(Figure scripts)
"""
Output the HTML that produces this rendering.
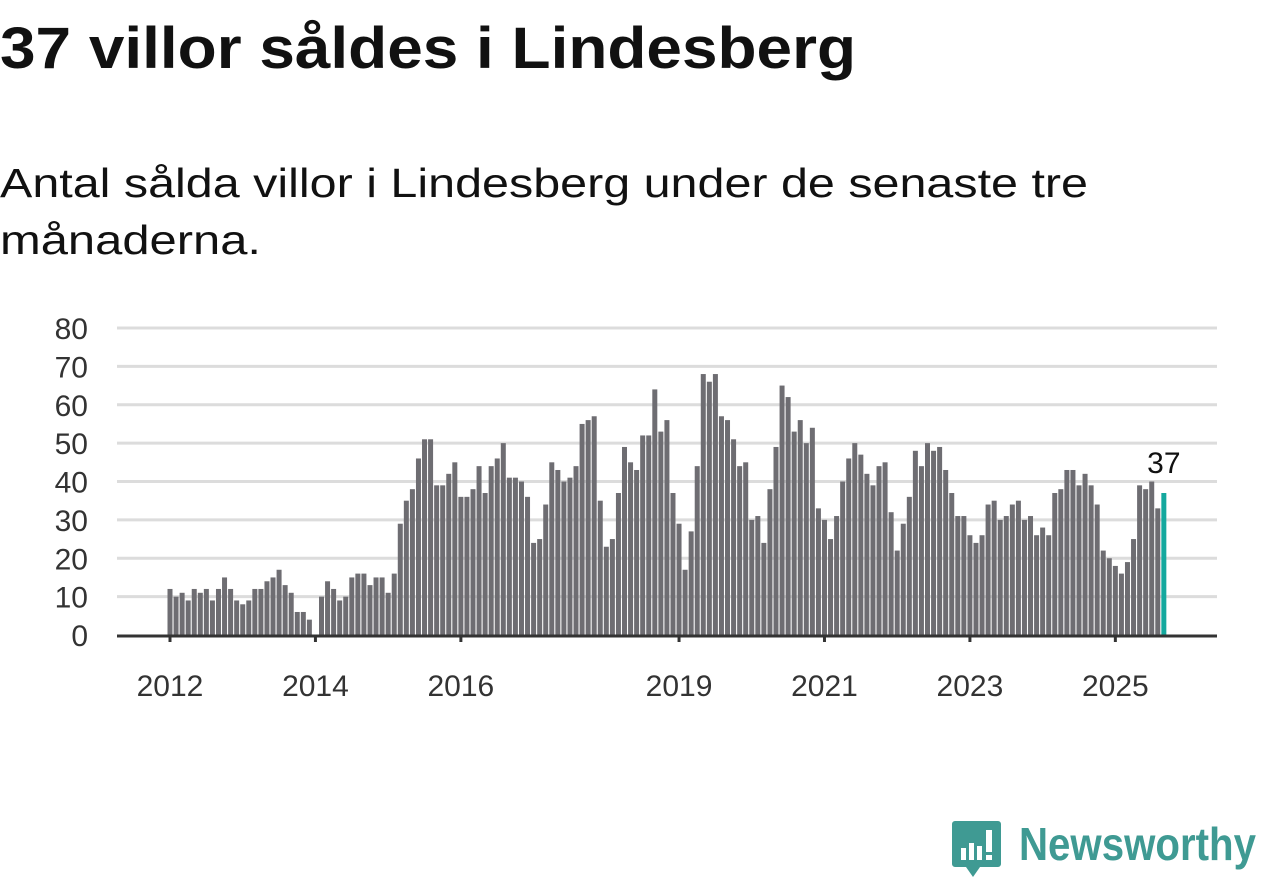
<!DOCTYPE html>
<html><head><meta charset="utf-8">
<style>
html,body{margin:0;padding:0;background:#fff;}
body{width:1262px;height:879px;overflow:hidden;position:relative;font-family:"Liberation Sans",sans-serif;}
svg{position:absolute;left:0;top:0;}
</style></head>
<body>
<svg width="1262" height="879">
  <text x="0" y="68" font-size="58" font-weight="bold" fill="#111" textLength="856" lengthAdjust="spacingAndGlyphs" font-family="Liberation Sans, sans-serif">37 villor såldes i Lindesberg</text>
  <text x="0" y="197" font-size="41" fill="#111" textLength="1088" lengthAdjust="spacingAndGlyphs" font-family="Liberation Sans, sans-serif">Antal sålda villor i Lindesberg under de senaste tre</text>
  <text x="0" y="254" font-size="41" fill="#111" textLength="261" lengthAdjust="spacingAndGlyphs" font-family="Liberation Sans, sans-serif">månaderna.</text>
</svg>
<svg id="chart" width="1262" height="879"></svg>
<script>
const startYear = 2012;
const values = [
12,10,11,9,12,11,12,9,12,15,12,9,
8,9,12,12,14,15,17,13,11,6,6,4,
null,10,14,12,9,10,15,16,16,13,15,15,
11,16,29,35,38,46,51,51,39,39,42,45,
36,36,38,44,37,44,46,50,41,41,40,36,
24,25,34,45,43,40,41,44,55,56,57,35,
23,25,37,49,45,43,52,52,64,53,56,37,
29,17,27,44,68,66,68,57,56,51,44,45,
30,31,24,38,49,65,62,53,56,50,54,33,
30,25,31,40,46,50,47,42,39,44,45,32,
22,29,36,48,44,50,48,49,43,37,31,31,
26,24,26,34,35,30,31,34,35,30,31,26,
28,26,37,38,43,43,39,42,39,34,22,20,
18,16,19,25,39,38,40,33,37
];
const yTicks = [0,10,20,30,40,50,60,70,80];
const xTickYears = [2012,2014,2016,2019,2021,2023,2025];
const highlightLabel = "37";

const svg = document.getElementById('chart');
const NS = 'http://www.w3.org/2000/svg';
const x0 = 170, pitch = 6.06, barW = 5;
const yZero = 635, yTop = 328, yMax = 80;
const xScale = i => x0 + i * pitch;
const yScale = v => yZero - (v / yMax) * (yZero - yTop);
function mk(tag, attrs){const e=document.createElementNS(NS,tag);for(const k in attrs)e.setAttribute(k,attrs[k]);svg.appendChild(e);return e;}

yTicks.forEach(t=>{
  const y=yScale(t);
  if(t>0){const g=mk('line',{x1:117,x2:1217,y1:y,y2:y,stroke:'#dcdcdc','stroke-width':3});
  
  }
  const l=mk('text',{x:88,y:y+11,'text-anchor':'end','font-size':30,fill:'#333','font-family':'Liberation Sans, sans-serif'});
  l.textContent=t;
  
  
});

values.forEach((v,i)=>{
  if(v===null) return;
  const last = i===values.length-1;
  const y=yScale(v);
  const b=mk('rect',{x:xScale(i)-barW/2,y:y,width:barW,height:yZero-y,fill:last?'#14a89e':'#6e6d72'});
  
  
});

const ax=mk('line',{x1:117,x2:1217,y1:yZero+1,y2:yZero+1,stroke:'#333','stroke-width':3});



xTickYears.forEach(yr=>{
  const x=xScale((yr-startYear)*12);
  const t=mk('line',{x1:x,x2:x,y1:yZero,y2:yZero+7,stroke:'#333','stroke-width':3});
  
  
  const l=mk('text',{x:x,y:696,'text-anchor':'middle','font-size':30,fill:'#333','font-family':'Liberation Sans, sans-serif'});
  l.textContent=yr;
  
  
});

const li=values.length-1;
const lbl=mk('text',{x:xScale(li),y:yScale(values[li])-20,'text-anchor':'middle','font-size':30,fill:'#111',stroke:'#fff','stroke-width':6,'paint-order':'stroke','font-family':'Liberation Sans, sans-serif'});
lbl.textContent=highlightLabel;


</script>
<svg width="1262" height="879" style="position:absolute;left:0;top:0">
  <path d="M955 821 h43 a3 3 0 0 1 3 3 v40 a3 3 0 0 1 -3 3 h-18 l-7 10 l-7 -10 h-11 a3 3 0 0 1 -3 -3 v-40 a3 3 0 0 1 3 -3z" fill="#3f9a93"/>
  <rect x="961" y="848" width="5" height="12" fill="#fff"/>
  <rect x="969" y="843" width="5" height="17" fill="#fff"/>
  <rect x="977" y="846" width="5" height="14" fill="#fff"/>
  <rect x="986" y="830" width="6" height="22" fill="#fff"/>
  <rect x="986" y="855" width="6" height="5" fill="#fff"/>
  <text x="1019" y="860" font-size="46" font-weight="bold" fill="#3f9a93" font-family="Liberation Sans, sans-serif" textLength="237" lengthAdjust="spacingAndGlyphs">Newsworthy</text>
</svg>
</body></html>
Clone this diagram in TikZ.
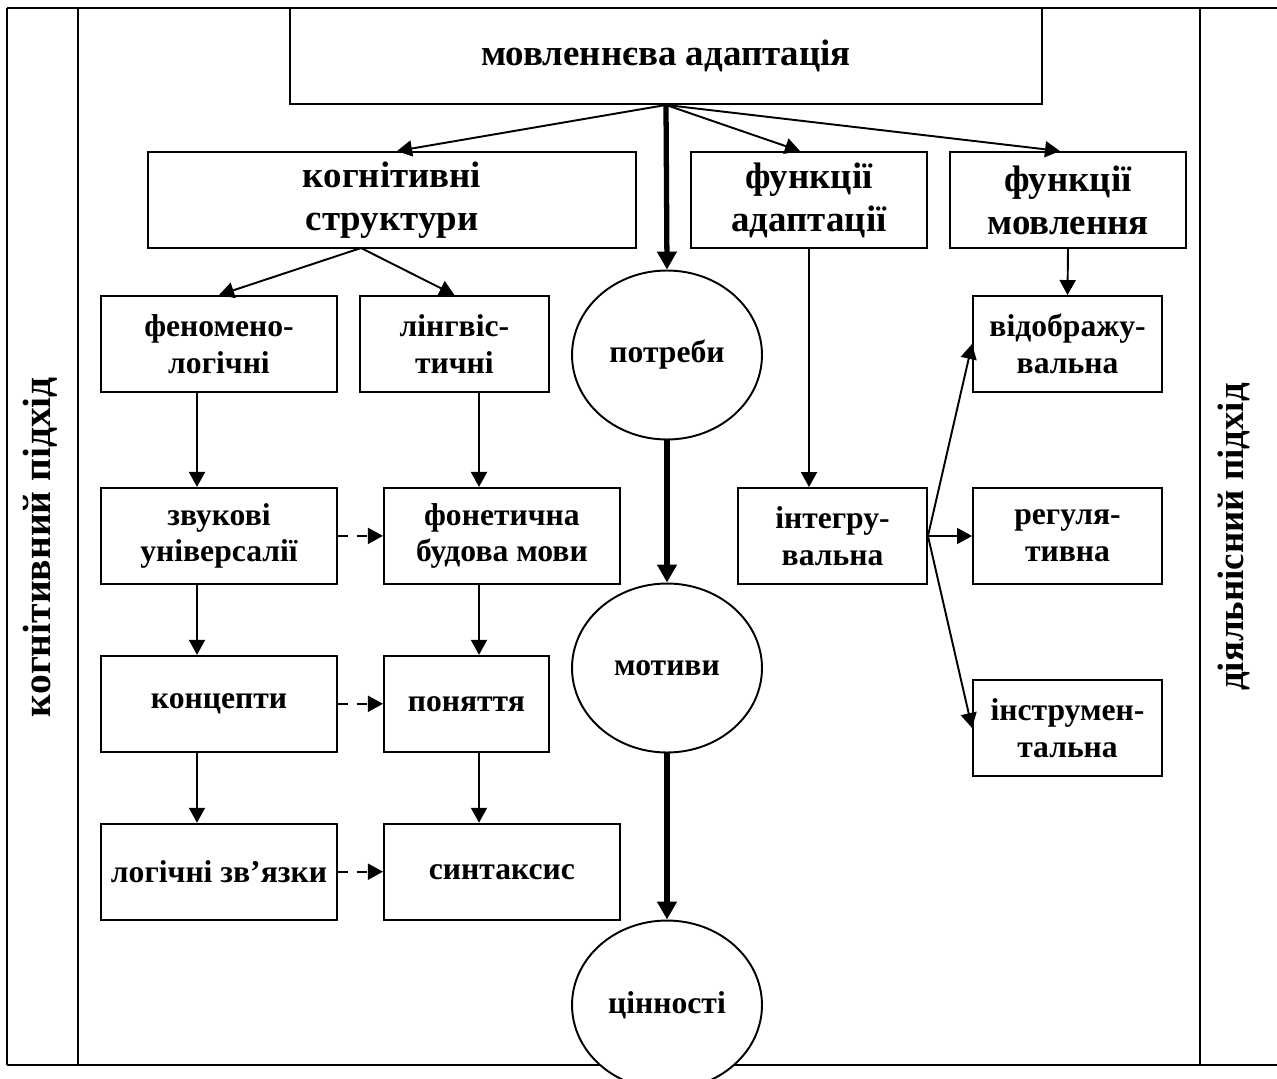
"""
> [Problem requirements]
State the count of lines with the word "this" in them, and write nothing else.

> [Problem solution]
2